If you follow the trade press, you’ll have noticed a depressing trend recently. The amount of space being devoted to announcement of layoffs, studio closures, and redundancies is growing every month. The concept of job security or new positions opening up is now a distant memory, and as a result, a design degree graduates and seasoned designers are opting to run their own design businesses.
Going freelance is a big step and challenge, but it makes sense to give it a try. The following tips will give you the edge you need to succeed as a freelancer:
Keep Your Costs Down
If you’re an experienced designer, then you probably already have all the equipment you need to do your job. That means that your set-up costs will be minimal, but it doesn’t mean that working from home will be free. You’ll need to consider increased electricity costs, increased heating bills, and the extra strain on your telephone bill and internet connection.
If you expect to be doing a lot of work online, or you’ll be building an international client base, then you might want to invest in a leased line, and make use of IP telephony (known as VoIP in the consumer world) to keep your costs down. You don’t need to shell out for an expensive IP telephony package – even software based VoIP services such as Skype will do in the early stages.

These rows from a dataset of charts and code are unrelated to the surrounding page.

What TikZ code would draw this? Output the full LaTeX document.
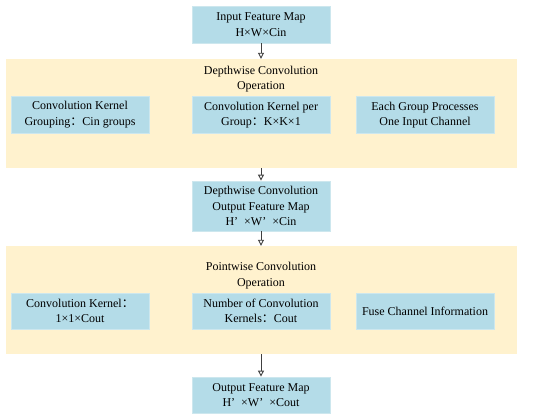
\documentclass[tikz,border=0pt]{standalone}
\usepackage{fontspec}
\setmainfont{Liberation Serif}
\newfontfamily\cjk{Noto Sans CJK SC}
\usetikzlibrary{arrows.meta}
\definecolor{boxblue}{RGB}{180,220,232}
\definecolor{boxedge}{RGB}{205,231,238}
\definecolor{panelfill}{RGB}{255,242,206}
\definecolor{arrowgray}{RGB}{64,64,64}
\newcommand{\fc}{{\cjk ：}}
\begin{document}
\begin{tikzpicture}[x=1pt,y=-1pt,
  bluebox/.style={draw=boxedge, line width=0.8pt, fill=boxblue, minimum width=138pt, inner sep=0pt, align=center,
     font=\fontsize{12}{15.5}\selectfont},
  panel/.style={fill=panelfill, draw=none, minimum width=511pt, inner sep=0pt},
  title/.style={align=center, inner sep=0pt, font=\fontsize{12}{15.5}\selectfont},
  flow/.style={draw=arrowgray, line width=0.9pt, -{Triangle[open, length=6pt, width=6pt]}}]
\useasboundingbox (0,0) rectangle (550,418);
% panels
\node[panel, minimum height=109pt] (p1) at (261.5,113.5) {};
\node[panel, minimum height=108pt] (p2) at (261.5,300) {};
% main boxes
\node[bluebox, minimum height=37pt] (in) at (261,24.5) {Input Feature Map\\H×W×Cin};
\node[bluebox, minimum height=50pt] (mid) at (261,206) {Depthwise Convolution\\Output Feature Map\\H’\enspace×W’\enspace×Cin};
\node[bluebox, minimum height=36pt] (out) at (261,395) {Output Feature Map\\H’\enspace×W’\enspace×Cout};
% titles
\node[title] (t1) at (261,79) {Depthwise Convolution\\Operation};
\node[title] (t2) at (261,275.5) {Pointwise Convolution\\Operation};
% depthwise sub boxes
\node[bluebox, minimum height=37pt] (d1) at (80,114.5) {Convolution Kernel\\Grouping\fc Cin groups};
\node[bluebox, minimum height=37pt] (d2) at (261,115) {Convolution Kernel per\\Group\fc K×K×1};
\node[bluebox, minimum height=37pt] (d3) at (425,115) {Each Group Processes\\One Input Channel};
% pointwise sub boxes
\node[bluebox, minimum height=36pt] (q1) at (80,311) {Convolution Kernel\fc\\1×1×Cout};
\node[bluebox, minimum height=36pt] (q2) at (261,311) {Number of Convolution\\Kernels\fc Cout};
\node[bluebox, minimum height=36pt] (q3) at (425,311) {Fuse Channel Information};
% arrows
\draw[flow] (in.south) -- (p1.north -| in.south);
\draw[flow] (p1.south -| mid.north) -- (mid.north);
\draw[flow] (mid.south) -- (p2.north -| mid.south);
\draw[flow] (p2.south -| out.north) -- (out.north);
\end{tikzpicture}
\end{document}
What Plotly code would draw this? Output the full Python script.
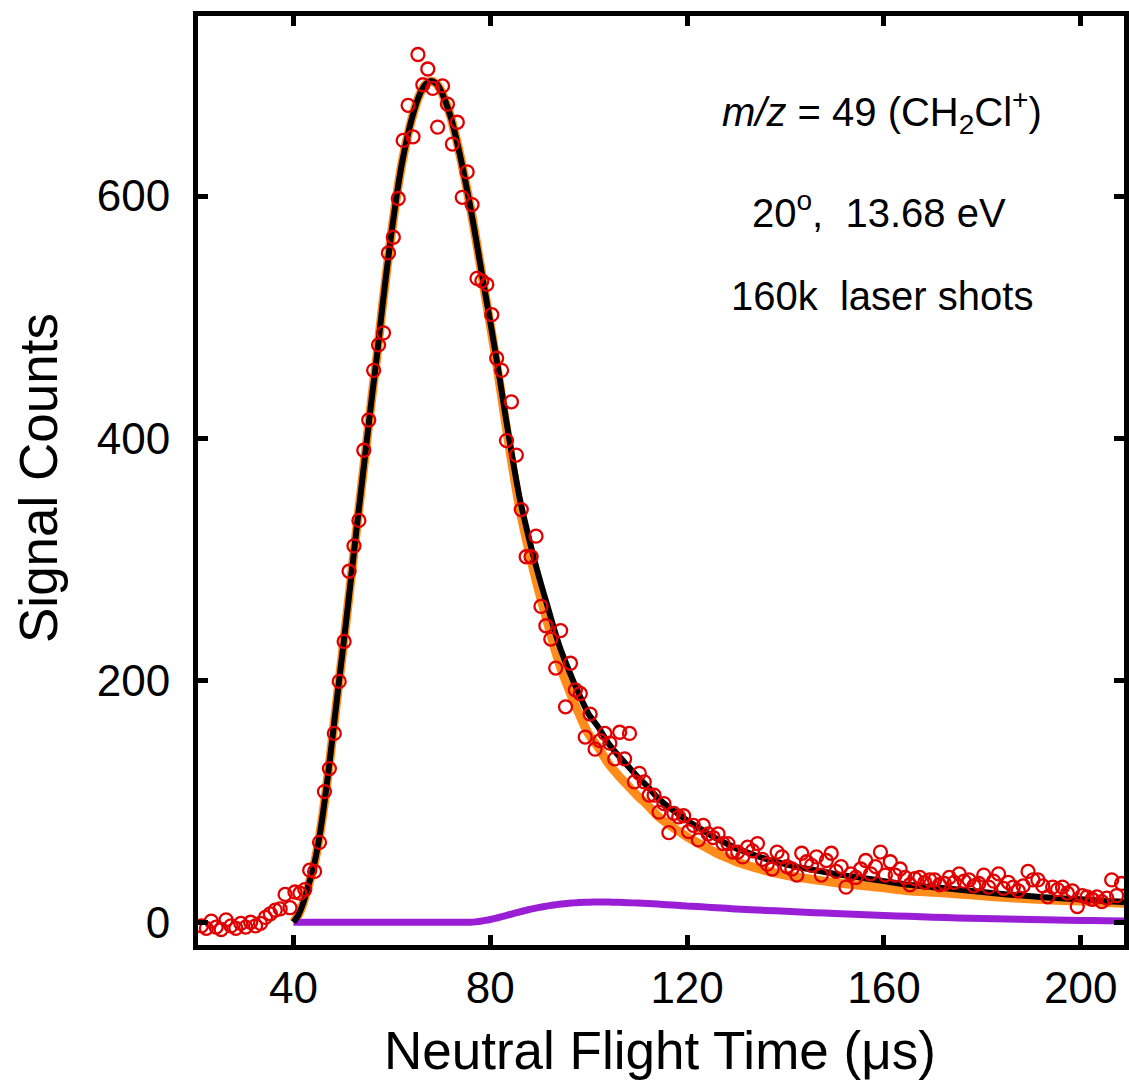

Without Marketing there Are No Customers
If you’re an experienced designer, you’ll have an advantage over beginning graphic design degree graduates who think that a couple of pictures and some mixed media stuff from their A-level course makes them an expert in design. Use your experience to your advantage. Upload your portfolio to every site you can find that is related to your niche. Email all your old contacts and tell them that you’re freelancing now. Get some business cards printed up in your name, and get yourself out to as many networking events as you can. The market is competitive, so don’t expect people to be falling over themselves to hire you. You’ll probably encounter several nibbles and vague promises of work before a real job comes up.
Price Yourself Sensibly
Now that you’re in it to win it as a sole proprietor, you have to pay taxes and expenses out of your income. You should price yourself accordingly. Don’t under-bid in the hopes of getting work – that’s likely to backfire and leave people wondering why you’re so cheap. You know you have the skills, so price yourself accordingly. If people complain about your prices, point them to your portfolio and remind them that you have an office to run, a leased line to pay for, and a lot of equipment that doesn’t come cheap. Just because you’re working from home, it doesn’t mean that you can do things for free. You can always offer discounts or “mates rates” to old contacts if you feel the need to reduce your prices later. Raising prices is difficult when you have already set a precedent for low rates.